Material provided:

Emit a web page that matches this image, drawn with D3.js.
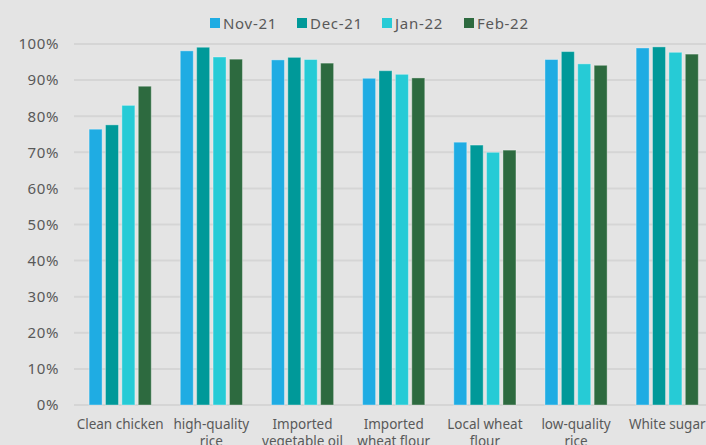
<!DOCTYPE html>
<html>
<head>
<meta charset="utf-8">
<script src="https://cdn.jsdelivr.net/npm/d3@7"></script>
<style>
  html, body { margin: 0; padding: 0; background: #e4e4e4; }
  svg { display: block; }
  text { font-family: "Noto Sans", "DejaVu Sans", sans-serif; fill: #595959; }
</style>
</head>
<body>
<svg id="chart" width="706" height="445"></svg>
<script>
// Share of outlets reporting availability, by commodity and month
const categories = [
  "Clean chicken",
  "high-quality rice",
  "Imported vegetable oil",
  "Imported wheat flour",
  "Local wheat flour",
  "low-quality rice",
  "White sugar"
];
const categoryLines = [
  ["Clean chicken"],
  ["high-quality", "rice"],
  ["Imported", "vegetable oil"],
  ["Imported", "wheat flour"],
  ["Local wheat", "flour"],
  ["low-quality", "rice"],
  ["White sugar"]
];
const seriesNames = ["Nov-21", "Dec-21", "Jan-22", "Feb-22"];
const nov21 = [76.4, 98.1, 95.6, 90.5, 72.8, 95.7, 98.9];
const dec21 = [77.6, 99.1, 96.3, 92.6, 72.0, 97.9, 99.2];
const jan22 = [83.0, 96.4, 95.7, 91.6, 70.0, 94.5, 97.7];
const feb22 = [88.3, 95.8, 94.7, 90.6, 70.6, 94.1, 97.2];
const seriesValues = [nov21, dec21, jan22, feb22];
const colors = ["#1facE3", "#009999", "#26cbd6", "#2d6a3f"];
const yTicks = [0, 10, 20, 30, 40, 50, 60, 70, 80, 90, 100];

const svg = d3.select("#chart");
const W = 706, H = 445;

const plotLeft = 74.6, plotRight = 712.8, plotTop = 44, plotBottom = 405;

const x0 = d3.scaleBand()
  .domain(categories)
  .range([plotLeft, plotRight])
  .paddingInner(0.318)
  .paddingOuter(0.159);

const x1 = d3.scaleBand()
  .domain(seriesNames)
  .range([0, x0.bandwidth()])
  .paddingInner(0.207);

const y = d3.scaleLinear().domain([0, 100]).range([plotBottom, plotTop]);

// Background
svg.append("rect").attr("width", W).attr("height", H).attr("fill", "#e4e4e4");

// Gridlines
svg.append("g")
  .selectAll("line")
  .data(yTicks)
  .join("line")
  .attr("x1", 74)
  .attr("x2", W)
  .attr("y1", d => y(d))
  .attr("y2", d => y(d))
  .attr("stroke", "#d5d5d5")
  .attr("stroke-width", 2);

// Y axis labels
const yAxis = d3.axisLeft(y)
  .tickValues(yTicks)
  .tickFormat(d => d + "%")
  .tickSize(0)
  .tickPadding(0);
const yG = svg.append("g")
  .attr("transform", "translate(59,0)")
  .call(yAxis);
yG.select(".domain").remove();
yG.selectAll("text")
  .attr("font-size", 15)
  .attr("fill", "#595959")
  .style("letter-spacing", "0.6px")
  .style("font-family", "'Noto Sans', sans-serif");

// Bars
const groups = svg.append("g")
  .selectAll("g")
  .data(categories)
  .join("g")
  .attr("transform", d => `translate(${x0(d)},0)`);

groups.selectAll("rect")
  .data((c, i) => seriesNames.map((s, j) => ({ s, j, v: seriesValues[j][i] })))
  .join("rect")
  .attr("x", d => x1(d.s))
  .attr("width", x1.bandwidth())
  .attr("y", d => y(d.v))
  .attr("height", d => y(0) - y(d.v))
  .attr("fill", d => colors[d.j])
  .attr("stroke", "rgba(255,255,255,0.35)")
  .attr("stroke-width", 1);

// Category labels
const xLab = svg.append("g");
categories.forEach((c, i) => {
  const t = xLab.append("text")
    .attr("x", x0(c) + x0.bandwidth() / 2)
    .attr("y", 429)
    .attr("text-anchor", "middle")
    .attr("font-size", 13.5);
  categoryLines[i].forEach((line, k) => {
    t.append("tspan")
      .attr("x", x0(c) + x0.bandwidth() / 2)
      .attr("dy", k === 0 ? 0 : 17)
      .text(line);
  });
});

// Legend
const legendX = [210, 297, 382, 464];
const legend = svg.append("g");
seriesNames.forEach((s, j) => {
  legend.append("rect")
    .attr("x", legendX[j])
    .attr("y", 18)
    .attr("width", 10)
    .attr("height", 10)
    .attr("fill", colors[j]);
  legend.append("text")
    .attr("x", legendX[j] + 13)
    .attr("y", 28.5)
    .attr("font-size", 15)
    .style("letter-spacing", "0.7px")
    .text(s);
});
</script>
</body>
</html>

Exercise task: Omit pictures; set down the rest of the material word for word.

Result of this task:
Emit a web page that matches this image, drawn with D3.js.
<!DOCTYPE html>
<html>
<head>
<meta charset="utf-8">
<script src="https://cdn.jsdelivr.net/npm/d3@7"></script>
<style>
  html, body { margin: 0; padding: 0; background: #e4e4e4; }
  svg { display: block; }
  text { font-family: "Noto Sans", "DejaVu Sans", sans-serif; fill: #595959; }
</style>
</head>
<body>
<svg id="chart" width="706" height="445"></svg>
<script>
// Share of outlets reporting availability, by commodity and month
const categories = [
  "Clean chicken",
  "high-quality rice",
  "Imported vegetable oil",
  "Imported wheat flour",
  "Local wheat flour",
  "low-quality rice",
  "White sugar"
];
const categoryLines = [
  ["Clean chicken"],
  ["high-quality", "rice"],
  ["Imported", "vegetable oil"],
  ["Imported", "wheat flour"],
  ["Local wheat", "flour"],
  ["low-quality", "rice"],
  ["White sugar"]
];
const seriesNames = ["Nov-21", "Dec-21", "Jan-22", "Feb-22"];
const nov21 = [76.4, 98.1, 95.6, 90.5, 72.8, 95.7, 98.9];
const dec21 = [77.6, 99.1, 96.3, 92.6, 72.0, 97.9, 99.2];
const jan22 = [83.0, 96.4, 95.7, 91.6, 70.0, 94.5, 97.7];
const feb22 = [88.3, 95.8, 94.7, 90.6, 70.6, 94.1, 97.2];
const seriesValues = [nov21, dec21, jan22, feb22];
const colors = ["#1facE3", "#009999", "#26cbd6", "#2d6a3f"];
const yTicks = [0, 10, 20, 30, 40, 50, 60, 70, 80, 90, 100];

const svg = d3.select("#chart");
const W = 706, H = 445;

const plotLeft = 74.6, plotRight = 712.8, plotTop = 44, plotBottom = 405;

const x0 = d3.scaleBand()
  .domain(categories)
  .range([plotLeft, plotRight])
  .paddingInner(0.318)
  .paddingOuter(0.159);

const x1 = d3.scaleBand()
  .domain(seriesNames)
  .range([0, x0.bandwidth()])
  .paddingInner(0.207);

const y = d3.scaleLinear().domain([0, 100]).range([plotBottom, plotTop]);

// Background
svg.append("rect").attr("width", W).attr("height", H).attr("fill", "#e4e4e4");

// Gridlines
svg.append("g")
  .selectAll("line")
  .data(yTicks)
  .join("line")
  .attr("x1", 74)
  .attr("x2", W)
  .attr("y1", d => y(d))
  .attr("y2", d => y(d))
  .attr("stroke", "#d5d5d5")
  .attr("stroke-width", 2);

// Y axis labels
const yAxis = d3.axisLeft(y)
  .tickValues(yTicks)
  .tickFormat(d => d + "%")
  .tickSize(0)
  .tickPadding(0);
const yG = svg.append("g")
  .attr("transform", "translate(59,0)")
  .call(yAxis);
yG.select(".domain").remove();
yG.selectAll("text")
  .attr("font-size", 15)
  .attr("fill", "#595959")
  .style("letter-spacing", "0.6px")
  .style("font-family", "'Noto Sans', sans-serif");

// Bars
const groups = svg.append("g")
  .selectAll("g")
  .data(categories)
  .join("g")
  .attr("transform", d => `translate(${x0(d)},0)`);

groups.selectAll("rect")
  .data((c, i) => seriesNames.map((s, j) => ({ s, j, v: seriesValues[j][i] })))
  .join("rect")
  .attr("x", d => x1(d.s))
  .attr("width", x1.bandwidth())
  .attr("y", d => y(d.v))
  .attr("height", d => y(0) - y(d.v))
  .attr("fill", d => colors[d.j])
  .attr("stroke", "rgba(255,255,255,0.35)")
  .attr("stroke-width", 1);

// Category labels
const xLab = svg.append("g");
categories.forEach((c, i) => {
  const t = xLab.append("text")
    .attr("x", x0(c) + x0.bandwidth() / 2)
    .attr("y", 429)
    .attr("text-anchor", "middle")
    .attr("font-size", 13.5);
  categoryLines[i].forEach((line, k) => {
    t.append("tspan")
      .attr("x", x0(c) + x0.bandwidth() / 2)
      .attr("dy", k === 0 ? 0 : 17)
      .text(line);
  });
});

// Legend
const legendX = [210, 297, 382, 464];
const legend = svg.append("g");
seriesNames.forEach((s, j) => {
  legend.append("rect")
    .attr("x", legendX[j])
    .attr("y", 18)
    .attr("width", 10)
    .attr("height", 10)
    .attr("fill", colors[j]);
  legend.append("text")
    .attr("x", legendX[j] + 13)
    .attr("y", 28.5)
    .attr("font-size", 15)
    .style("letter-spacing", "0.7px")
    .text(s);
});
</script>
</body>
</html>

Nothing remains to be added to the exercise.